Sound the Bugles!
The Cavalry Arrives!
Nearly a week after Hurricane Irma raged across the Atlantic, giving us a love tap on her way by, I finally found a tree service able to help us. The crane arrived first, then the bobcat and a crew of 15 men in two other trucks.
They closed off the road, and got to work, much to the entertainment of the neighborhood. (Folks set up folding chairs across the street to watch the production, though sadly, I have no pictures of the audience.) You can get an idea of the size and scope of this job from this shot. (That’s my husband, Mark, on the left side of the roof, keeping a sharp eye on the proceedings.)
You can see in this next picture that there is a huge portion of the tree resting on the ground in front of the garage window. That’s what kept the garage walls from being crushed completely flat, as it supported a much of the weight of this huge laurel oak.
The process begins! Men swarmed our roof and yard, sawing huge sections of tree trunk and smaller, but still giant, limbs away from the main trunk.
Stepping back to get an overall look. Did I mention how HUGE this tree was?? And rotten at the core. I think the only thing holding it up was bark! In this pic, you can also see a “small” limb being lifted up by the crane. (See the cable coming down from the top of the pic?)
And here it is, being lowered to the ground where it could be sawn into pieces small enough to go on the growing piles along the easement.
Another tangle of branches from the garage roof. I’m still amazed at this whole process.
Eventually, all of the tree was off the garage, and on the ground, being cut into bite-sized pieces for the eventual pick-up. (Which has not happened yet, btw.) But LOOK!! Included in the price tag was a guy with a leaf blower, making sure our roof was pristine again. Except for the freakin’ big HOLE in the garage portion, of course!! 😯 Lesson learned: Never let anything happen to your home that requires a crane to put right again. They are COSTLY. $7,000 for this one and crew, but they worked like champions and finished the job in 3 hours.
The bobcat driver amassed the cut logs into 8′ tall piles along the easement, essentially providing us with fort-like walls dense enough to protect us from machine gun fire, should the neighbors ever become really, really P.O.’d at us. (Hopefully not. They seem pretty nice.)
Below, just one of many piles marching cross the front of our yard, with Mark adding a few more bits. BTW, the first log shows you the rotted core of the tree. The one next to it is 4′ high at the end under Mark’s foot. (Comes past my waist, and I’m 5’10”!) Oh, and there’s a log across the street, because there was no more room for it on our side. You have to leave openings for the mailbox and the driveway, otherwise that one would be with the rest of the mess.
And that’s about it. Except for this.
And, of course, this.
Now, it’s all over but the waiting. And waiting. And waiting. With the amount of damage Florida sustained in this storm, especially in the southern part of the state and in the Keys, everyone is slammed. Adjustors, contractors, subcontractors, tree crews, and on and on. They are all up to their eyeballs in clean up and repair work.

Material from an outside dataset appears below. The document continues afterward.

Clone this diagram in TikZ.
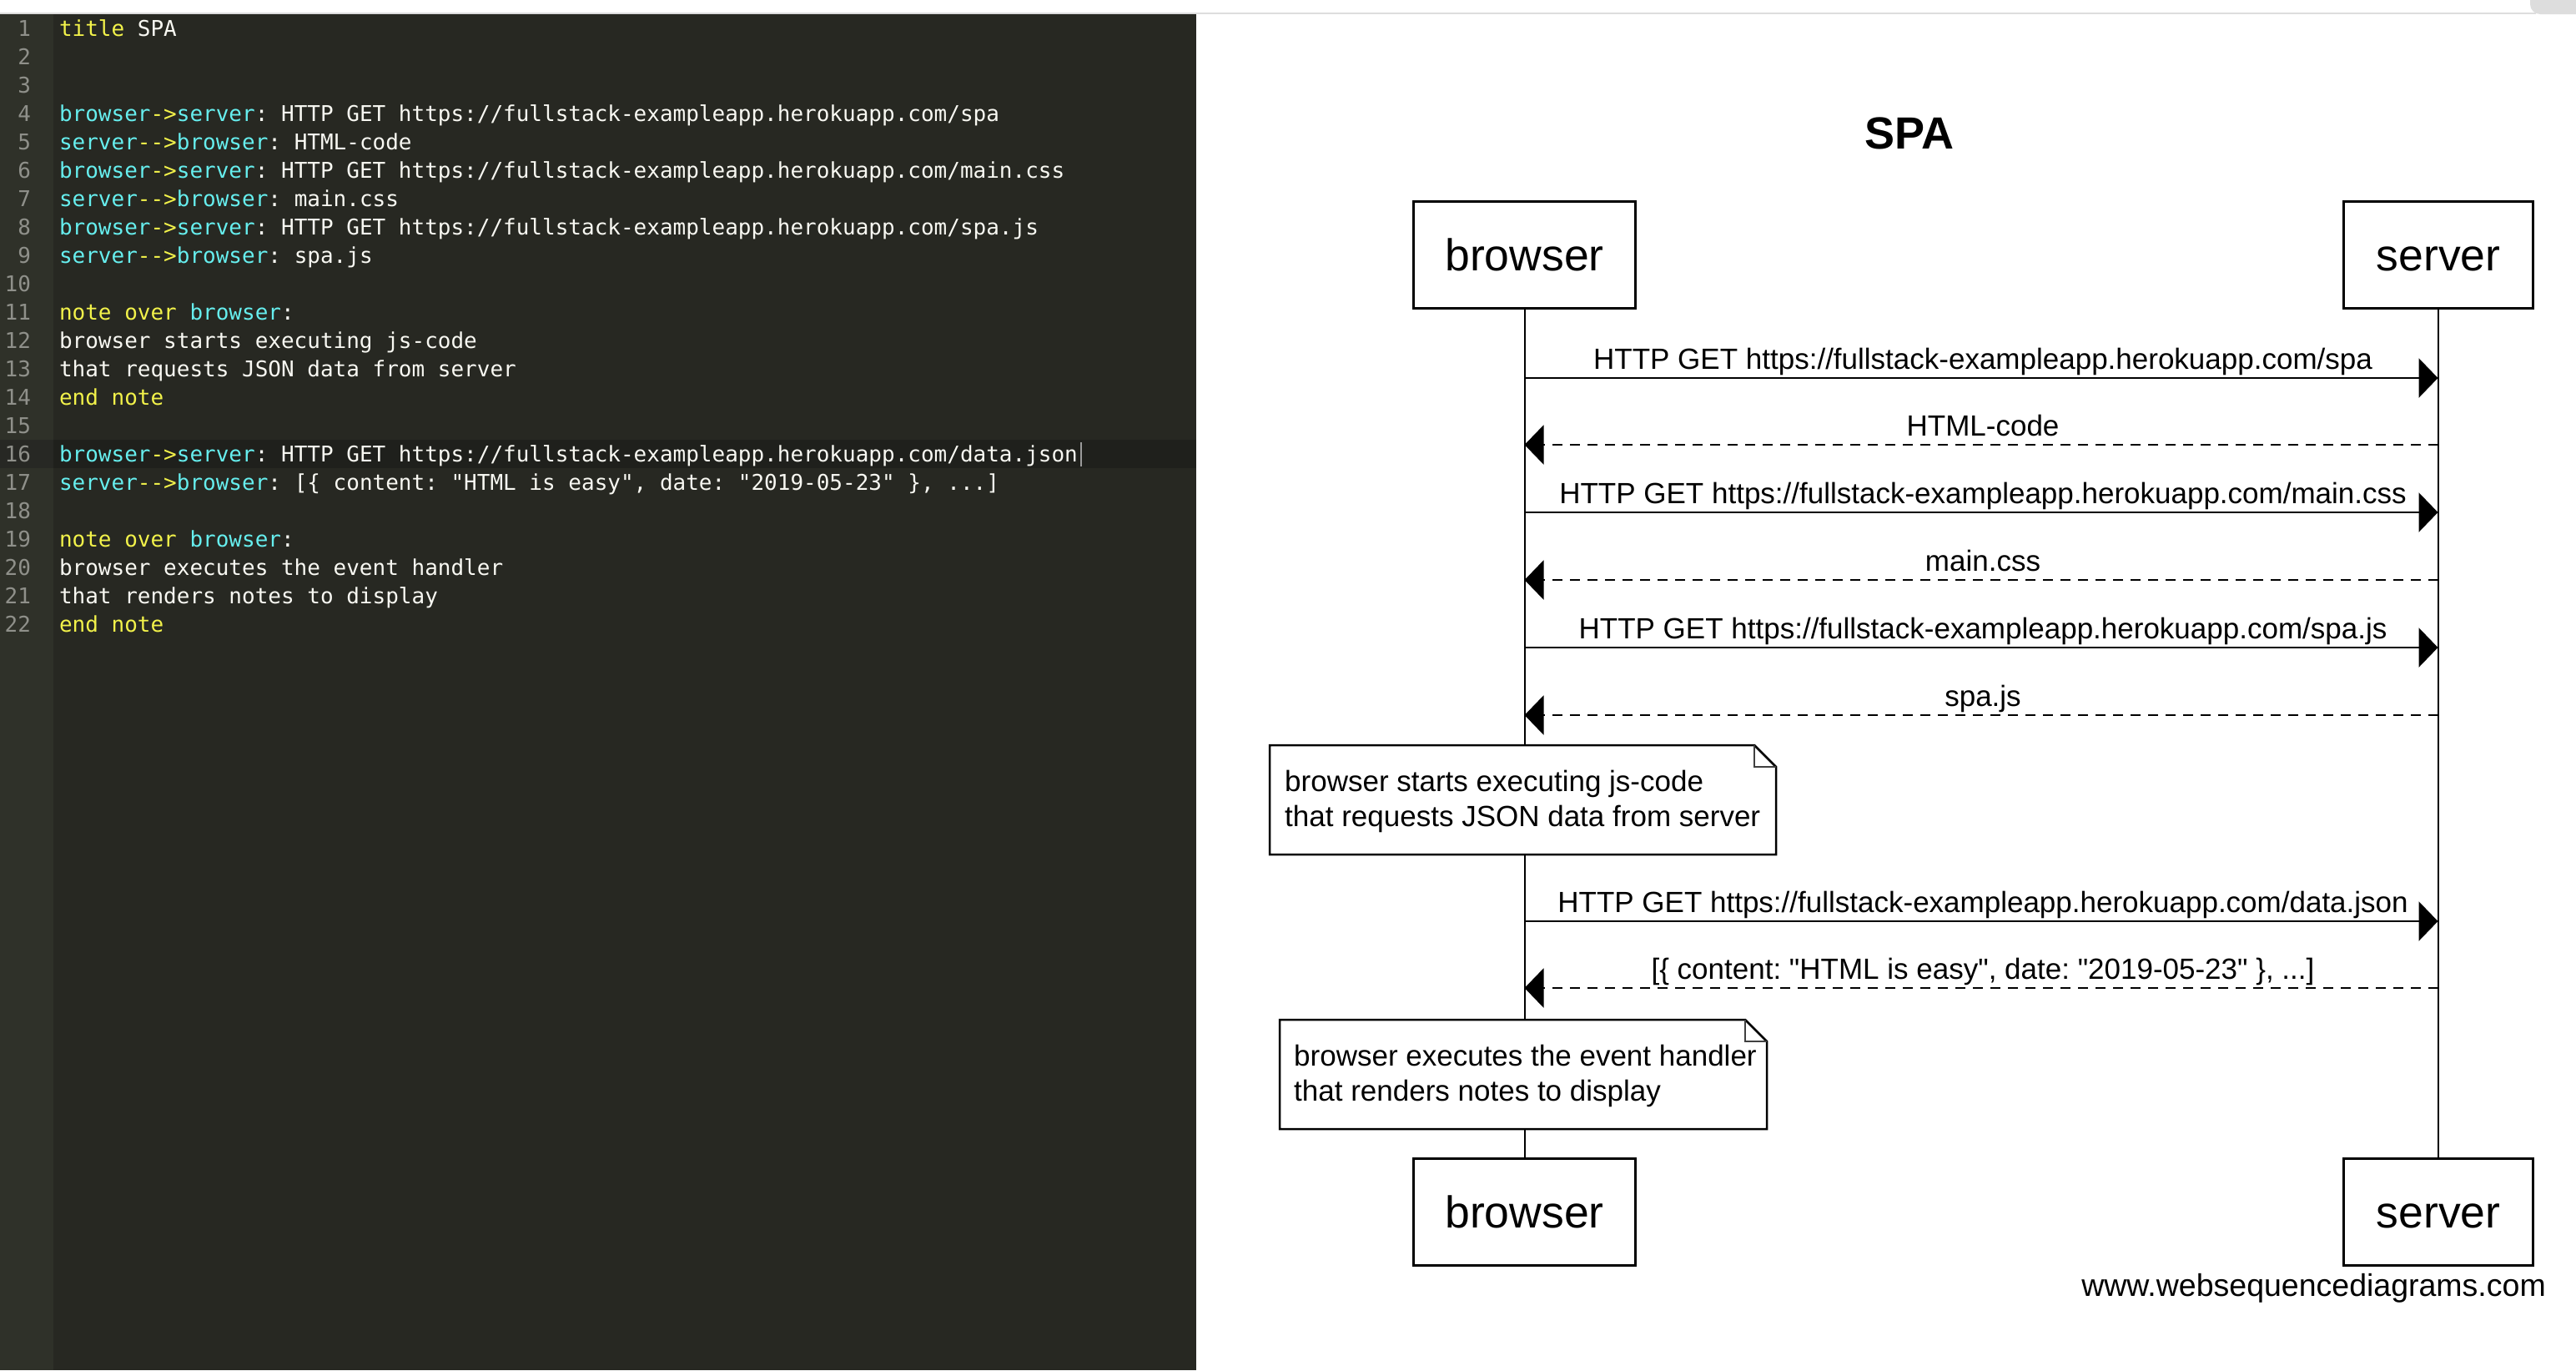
\documentclass[tikz,border=0pt]{standalone}
\usepackage{fontspec}
\newfontfamily\diagfont{Liberation Sans}
\newfontfamily\codefont{DejaVu Sans Mono}
\usetikzlibrary{arrows.meta,calc}
\definecolor{edbg}{HTML}{272822}
\definecolor{gutter}{HTML}{2F3129}
\definecolor{hlbg}{HTML}{1F201C}
\definecolor{hlgutter}{HTML}{272824}
\definecolor{lnum}{HTML}{8F908A}
\definecolor{codewhite}{HTML}{F8F8F2}
\definecolor{codecyan}{HTML}{66EEEE}
\definecolor{codeyellow}{HTML}{F2F24A}
\definecolor{topline}{HTML}{DDDDDD}
\definecolor{cursorgray}{HTML}{9A9A9A}
\newcommand\ky[1]{\textcolor{codeyellow}{#1}}
\newcommand\kc[1]{\textcolor{codecyan}{#1}}
\newcommand\darr{-\kern0pt-\kern0pt>}
\frenchspacing
\begin{document}
\frenchspacing
\begin{tikzpicture}[x=1pt,y=-1pt,
  code/.style={anchor=base west, inner sep=0pt, outer sep=0pt, text=codewhite, font=\codefont\frenchspacing\fontsize{26}{34}\selectfont},
  lineno/.style={anchor=base east, inner sep=0pt, outer sep=0pt, text=lnum, font=\codefont\fontsize{26}{34}\selectfont},
  actor/.style={draw=black, line width=3pt, fill=white, inner sep=0pt, minimum height=128pt, font=\diagfont\fontsize{53.5}{60}\selectfont, text height=38.5pt, text depth=0pt},
  lifeline/.style={line width=2pt, draw=black},
  msg/.style={line width=2.5pt, -{Triangle[length=23pt,width=47pt]}},
  reply/.style={msg, dash pattern=on 12pt off 9pt},
  lbl/.style={anchor=base, inner sep=0pt, font=\diagfont\frenchspacing\fontsize{35}{42}\selectfont},
  notearea/.style={inner sep=0pt, outer sep=0pt, minimum height=131pt},
  notebox/.style={draw=black, fill=white, line width=2.5pt, line join=miter},
  notefold/.style={draw=black!75, line width=2.5pt},
  notetext/.style={anchor=base west, inner sep=0pt, font=\diagfont\frenchspacing\fontsize{35}{42}\selectfont},
]
\useasboundingbox (0,0) rectangle (3088,1642);
\fill[white] (0,0) rectangle (3088,1642);
% editor
\fill[edbg] (0,17) rectangle (1434,1642);
\fill[gutter] (0,17) rectangle (64,1642);
\fill[hlgutter] (0,527) rectangle (64,561);
\fill[hlbg] (64,527) rectangle (1434,561);
\fill[topline] (0,15) rectangle (3040,17);
\fill[topline, rounded corners=12pt] (3033,-30) rectangle (3120,17);
\foreach \n in {1,...,22} \node[lineno] (ln\n) at (37,{43+(\n-1)*34}) {\n};
\node[code] (c1) at (71,43) {\ky{title} SPA};
\node[code] (c4) at (71,145) {\kc{browser}\ky{->}\kc{server}: HTTP GET https://fullstack-exampleapp.herokuapp.com/spa};
\node[code] (c5) at (71,179) {\kc{server}\ky{\darr}\kc{browser}: HTML-code};
\node[code] (c6) at (71,213) {\kc{browser}\ky{->}\kc{server}: HTTP GET https://fullstack-exampleapp.herokuapp.com/main.css};
\node[code] (c7) at (71,247) {\kc{server}\ky{\darr}\kc{browser}: main.css};
\node[code] (c8) at (71,281) {\kc{browser}\ky{->}\kc{server}: HTTP GET https://fullstack-exampleapp.herokuapp.com/spa.js};
\node[code] (c9) at (71,315) {\kc{server}\ky{\darr}\kc{browser}: spa.js};
\node[code] (c11) at (71,383) {\ky{note over} \kc{browser}:};
\node[code] (c12) at (71,417) {browser starts executing js-code};
\node[code] (c13) at (71,451) {that requests JSON data from server};
\node[code] (c14) at (71,485) {\ky{end note}};
\node[code] (c16) at (71,553) {\kc{browser}\ky{->}\kc{server}: HTTP GET https://fullstack-exampleapp.herokuapp.com/data.json};
\node[code] (c17) at (71,587) {\kc{server}\ky{\darr}\kc{browser}: [\{ content: "HTML is easy", date: "2019-05-23" \}, ...]};
\node[code] (c19) at (71,655) {\ky{note over} \kc{browser}:};
\node[code] (c20) at (71,689) {browser executes the event handler};
\node[code] (c21) at (71,723) {that renders notes to display};
\node[code] (c22) at (71,757) {\ky{end note}};
\coordinate (cur1) at (1296,530);
\coordinate (cur2) at (1296,559);
\draw[cursorgray, line width=2pt] (cur1) -- (cur2);
% diagram
\node[anchor=base, inner sep=0pt, font=\diagfont\bfseries\fontsize{54}{60}\selectfont] (title) at (2289,178) {SPA};
\node[actor, minimum width=266pt] (b1) at (1827.5,305.5) {browser};
\node[actor, minimum width=227pt] (s1) at (2923,305.5) {server};
\node[actor, minimum width=266pt] (b2) at (1827.5,1452) {browser};
\node[actor, minimum width=227pt] (s2) at (2923,1452) {server};
\draw[lifeline] (b1.south) -- (b2.north);
\draw[lifeline] (s1.south) -- (s2.north);
% messages
\foreach \i/\y in {1/453,2/533,3/614,4/695,5/776,6/857,7/1104,8/1184} {
  \coordinate (mb\i) at (1827.5,\y);
  \coordinate (ms\i) at (2922.5,\y);
}
\draw[msg] (mb1) -- (ms1);
\draw[reply] (ms2) -- (mb2);
\draw[msg] (mb3) -- (ms3);
\draw[reply] (ms4) -- (mb4);
\draw[msg] (mb5) -- (ms5);
\draw[reply] (ms6) -- (mb6);
\draw[msg] (mb7) -- (ms7);
\draw[reply] (ms8) -- (mb8);
\node[lbl] (l1) at (2377,442) {HTTP GET https://fullstack-exampleapp.herokuapp.com/spa};
\node[lbl] (l2) at (2377,522) {HTML-code};
\node[lbl] (l3) at (2377,603) {HTTP GET https://fullstack-exampleapp.herokuapp.com/main.css};
\node[lbl] (l4) at (2377,684) {main.css};
\node[lbl] (l5) at (2377,765) {HTTP GET https://fullstack-exampleapp.herokuapp.com/spa.js};
\node[lbl] (l6) at (2377,846) {spa.js};
\node[lbl] (l7) at (2377,1093) {HTTP GET https://fullstack-exampleapp.herokuapp.com/data.json};
\node[lbl] (l8) at (2377,1173) {[\{ content: "HTML is easy", date: "2019-05-23" \}, ...]};
% notes
\node[notearea, minimum width=607pt] (n1) at (1825.5,958.5) {};
\filldraw[notebox] (n1.north west) -- ($(n1.north east)+(-26,0)$) -- ($(n1.north east)+(0,26)$) -- (n1.south east) -- (n1.south west) -- cycle;
\draw[notefold] ($(n1.north east)+(-26,0)$) |- ($(n1.north east)+(0,26)$);
\node[notetext] (n1a) at (1540,948) {browser starts executing js-code};
\node[notetext] (n1b) at (1540,990) {that requests JSON data from server};
\node[notearea, minimum width=584pt] (n2) at (1826,1287.5) {};
\filldraw[notebox] (n2.north west) -- ($(n2.north east)+(-26,0)$) -- ($(n2.north east)+(0,26)$) -- (n2.south east) -- (n2.south west) -- cycle;
\draw[notefold] ($(n2.north east)+(-26,0)$) |- ($(n2.north east)+(0,26)$);
\node[notetext] (n2a) at (1551,1277) {browser executes the event handler};
\node[notetext] (n2b) at (1551,1319) {that renders notes to display};
\node[anchor=base east, inner sep=0pt, font=\diagfont\fontsize{37.5}{45}\selectfont] (wm) at (3052,1553) {www.websequencediagrams.com};
\end{tikzpicture}
\end{document}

We do (finally, after 3 weeks) have an appointment with an adjustor for tomorrow. She’s going to need to set us up with an engineer (if she isn’t one, herself) to write a report on the structural damage before anyone can even begin. And then we will need builders to replace rafters and attic flooring, block workers to replace the shattered lintel over the garage door, electricians, plumbers, and a roofer to replace the entire roof. And that doesn’t count shoring up the ceiling and removing the mangled garage door so we can actually get the vehicles out and assess the damage.
With any luck, Mark’s vintage VW will have only superficial damage, but I suspect the Honda will be a total loss. It’s been holding the full weight of the rafters and attic flooring and contents all this time. It will be a miracle if the frame isn’t buckled.
We are blessed compared to so many recent storm victims, but it’s still a lot of hassle and disruption. It’s also pretty stressful, and something I hope none of you ever have to deal with. Wish us luck! 🙂 I can’t wait for life to return to normal!